The end of the fighting was a time of adulation for the soldiers, but also a time of reflection on what they had been through. Oscar O. Haugen wrote to his family roughly two weeks after the armistice took effect on November 11, 1918, describing his feelings at the end of the fighting. He wrote

No more wondering if the next shell got your number on it or not. No more wondering what time of the night you have to get up and out to the lines and do some small Job of some kind.
Quite nice to be able to go to bed at night and know you can sleep all night. As it is about five months now we have been on the go almost day and night.5

Haugen also wrote a letter to his father in Norwegian as well, reflecting the diverse nature of the American army during the war, which included a significant number of immigrants and second-generation Americans who still retained strong cultural and linguistic connections to their ancestral homelands.6

Overall, the writings reflect the diversity of the American soldier from North Dakota in World War I, while reflecting the commonality of the shared experience of serving in the greatest war the world had known to that time.
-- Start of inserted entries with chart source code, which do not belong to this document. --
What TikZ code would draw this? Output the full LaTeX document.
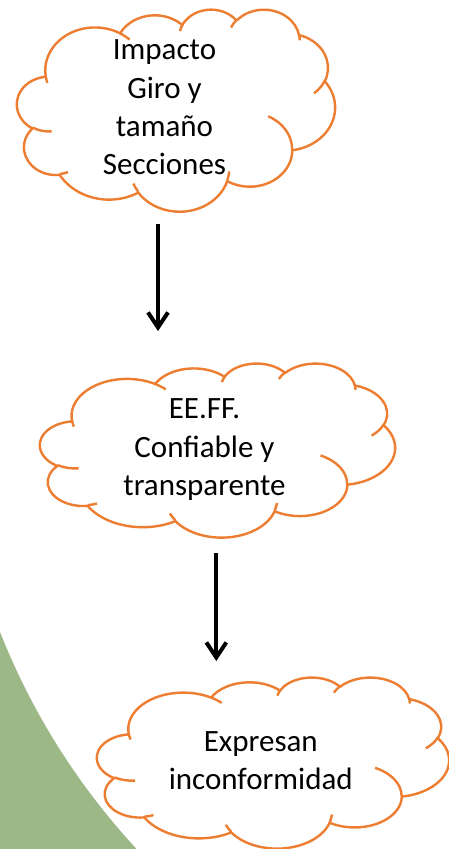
\documentclass[tikz,border=0pt]{standalone}
\usepackage{fontspec}
\setmainfont{Carlito}
\usetikzlibrary{arrows.meta}
\definecolor{cloudorange}{RGB}{237,125,49}
\definecolor{decogreen}{RGB}{156,184,134}
\newcommand\carc[4]{arc[x radius=#1, y radius=#2, start angle={atan2((#1)*sin(#3),(#2)*cos(#3))}, delta angle={Mod(atan2((#1)*sin((#3)+(#4)),(#2)*cos((#3)+(#4)))-atan2((#1)*sin(#3),(#2)*cos(#3)),360)}]}
\newcommand\drawcloud[4]{%
  \begin{scope}[shift={(#1,#2)}, xscale=#3/43.2, yscale=#4/43.2]
    \draw[cloudline, fill=white] (3.9,14.37)
      \carc{6.753}{9.19}{-190.4875}{123.7805}
      \carc{5.333}{7.267}{-144.1024}{89.9452}
      \carc{4.365}{5.945}{-145.8079}{99.7230}
      \carc{4.857}{6.595}{-130.9861}{117.2417}
      \carc{5.333}{7.273}{-78.7089}{109.0269}
      \carc{6.775}{9.22}{-46.2673}{130.2690}
      \carc{5.785}{7.867}{0.6250}{114.0333}
      \carc{6.752}{9.215}{22.4516}{115.1726}
      \carc{7.72}{10.543}{66.2426}{75.7110}
      \carc{4.36}{5.918}{-274.9421}{146.7356}
      \carc{4.345}{5.945}{-246.8285}{152.5189}
      -- cycle;
    \draw[cloudline]
      (4.693,26.177) \carc{4.345}{5.945}{86.7420}{26.4295}
      (6.928,34.899) \carc{4.36}{5.918}{73.6105}{11.4475}
      (16.478,39.09) \carc{6.752}{9.215}{137.6242}{14.0811}
      (28.827,34.751) \carc{6.752}{9.215}{6.4533}{15.9984}
      (34.129,22.954) \carc{5.785}{7.867}{-70.2924}{70.9174}
      (41.798,15.354) \carc{5.333}{7.273}{30.3180}{27.7515}
      (38.324,5.426) \carc{4.857}{6.595}{-13.7443}{14.8589}
      (29.078,3.952) \carc{4.857}{6.595}{-149.1815}{18.1954}
      (22.141,4.72) \carc{4.365}{5.945}{-163.4943}{17.6864}
      (14,5.192) \carc{6.753}{9.19}{-66.7070}{12.3194}
      (4.127,15.789) \carc{6.753}{9.19}{157.6544}{11.8582};
  \end{scope}}
\begin{document}
\begin{tikzpicture}[x=1pt, y=-1pt,
  cloudline/.style={draw=cloudorange, line width=2.4pt, line join=round},
  txt/.style={font=\fontsize{31}{38.3}\selectfont, align=center, inner sep=0pt, text=black},
  arr/.style={line width=4pt, -{Straight Barb[length=15pt, width=20pt]}}]
  \useasboundingbox (0,0) rectangle (449,849);
  \fill[white] (0,0) rectangle (449,849);
  % decorative green segment
  \begin{scope}
    \clip (0,0) rectangle (449,849);
    \fill[decogreen] (-20,632) -- (0,632)
      arc[start angle={180-21.54}, end angle={180-45}, radius=693]
      -- (-20,900) -- cycle;
  \end{scope}
  % clouds
  \drawcloud{17}{9}{318}{202}
  \drawcloud{40}{363}{355}{174}
  \drawcloud{97}{677}{352}{171}
  % texts
  \node[txt] (t1) at (164.5,107.5) {Impacto\\Giro y\\tamaño\\Secciones};
  \node[txt] (t2) at (204.5,449.7) {EE.FF.\\Confiable y\\transparente};
  \node[txt] (t3) at (260.8,760.5) {Expresan\\inconformidad};
  % arrows
  \coordinate (a1s) at (158,224);
  \coordinate (a1e) at (158,331);
  \coordinate (a2s) at (216.3,553);
  \coordinate (a2e) at (216.3,661);
  \draw[arr] (a1s) -- (a1e);
  \draw[arr] (a2s) -- (a2e);
\end{tikzpicture}
\end{document}
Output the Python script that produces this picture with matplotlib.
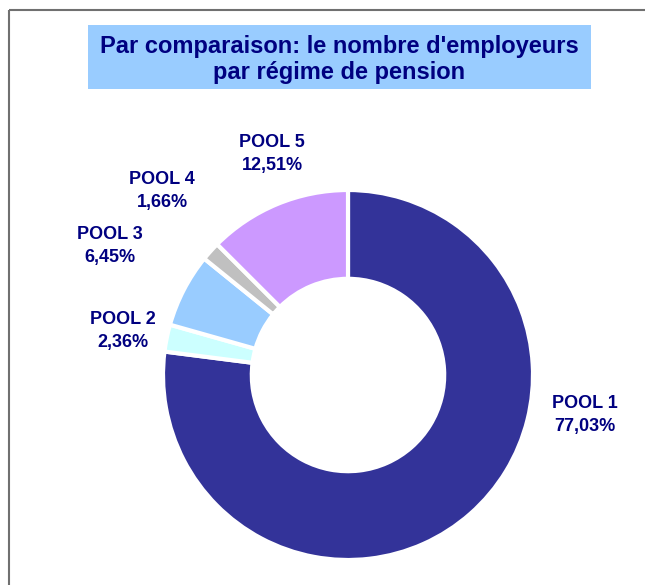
import matplotlib.pyplot as plt
from matplotlib.patches import Rectangle

# data
pools = ['POOL 1', 'POOL 2', 'POOL 3', 'POOL 4', 'POOL 5']
shares = [77.03, 2.36, 6.45, 1.66, 12.51]
colors = ['#333399', '#CCFFFF', '#99CCFF', '#C0C0C0', '#CC99FF']

navy = '#000080'
fig = plt.figure(figsize=(6.45, 5.85), dpi=100)
ax = fig.add_axes([0, 0, 1, 1])
ax.set_xlim(0, 645)
ax.set_ylim(585, 0)
ax.axis('off')

# outer chart frame (clipped on right/bottom like the screenshot)
ax.add_patch(Rectangle((9, 10), 700, 700, fill=False, ec='#707070', lw=1.5))

# title box
ax.add_patch(Rectangle((88, 25), 503, 64, fc='#99CCFF', ec='none'))
ax.text(339, 46, "Par comparaison: le nombre d'employeurs", ha='center', va='center',
        fontsize=17, fontweight='bold', color=navy, family='Liberation Sans')
ax.text(339, 72, "par régime de pension", ha='center', va='center',
        fontsize=17, fontweight='bold', color=navy, family='Liberation Sans')

# donut in a separate axes so the pie keeps its own geometry
pax = fig.add_axes([(348 - 185) / 645, (585 - 375 - 185) / 585, 370 / 645, 370 / 585])
pax.pie(shares, colors=colors, startangle=90, counterclock=False, radius=1,
        wedgeprops=dict(width=0.48, edgecolor='white', linewidth=3))
pax.set_xlim(-1, 1)
pax.set_ylim(-1, 1)
pax.set_aspect('equal')
pax.axis('off')

# labels
label_pos = [(585, 415), (123, 331), (110, 246), (162, 191), (272, 154)]
for name, val, (x, y) in zip(pools, shares, label_pos):
    txt = f"{name}\n{val:.2f}%".replace('.', ',')
    ax.text(x, y, txt, ha='center', va='center', fontsize=13, fontweight='bold',
            color=navy, family='Liberation Sans', linespacing=1.4)

fig.savefig('out.png', dpi=100)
The men expressed their feelings of service, the concerns with coming battle, missing home and family, desire for letters and gifts from loved ones, and some of the unique experiences they encountered during their time in the military. The writings of World War I veterans are a window into a long ago time that must not be forgotten, as the war and their service in it continues to shape the world.


1“World War I,” North Dakota Department of Veteran Affairs, accessed August 18, 2017, http://www.nd.gov/veterans/heroes/conflicts/world-war-i.
2Howard R. Huston to parents (original letter), undated, Howard R. Huston Papers, box 1, folder 1, North Dakota State Archives, Bismarck.
3Anton Peterson, The Diary of Cpl. Anton Peterson, 18th Inf. Co. D, 1st Div. A.E.F., War History Commission Records, box 2, folder 11, North Dakota State Archives, Bismarck.
4G. McLain Johnson to parents and Eva, 7 April 1918, War History Commission Records, box 2, folder 20, North Dakota State Archives, Bismarck.
5Oscar O. Haugen to family, 25 November 1918, War History Commission Records, box 2, folder 14, North Dakota State Archives, Bismarck.
6Oscar O. Haugen to father (written in Norwegian), 22 December 1918, War History Commission Records, box 2, folder 14, North Dakota State Archives, Bismarck.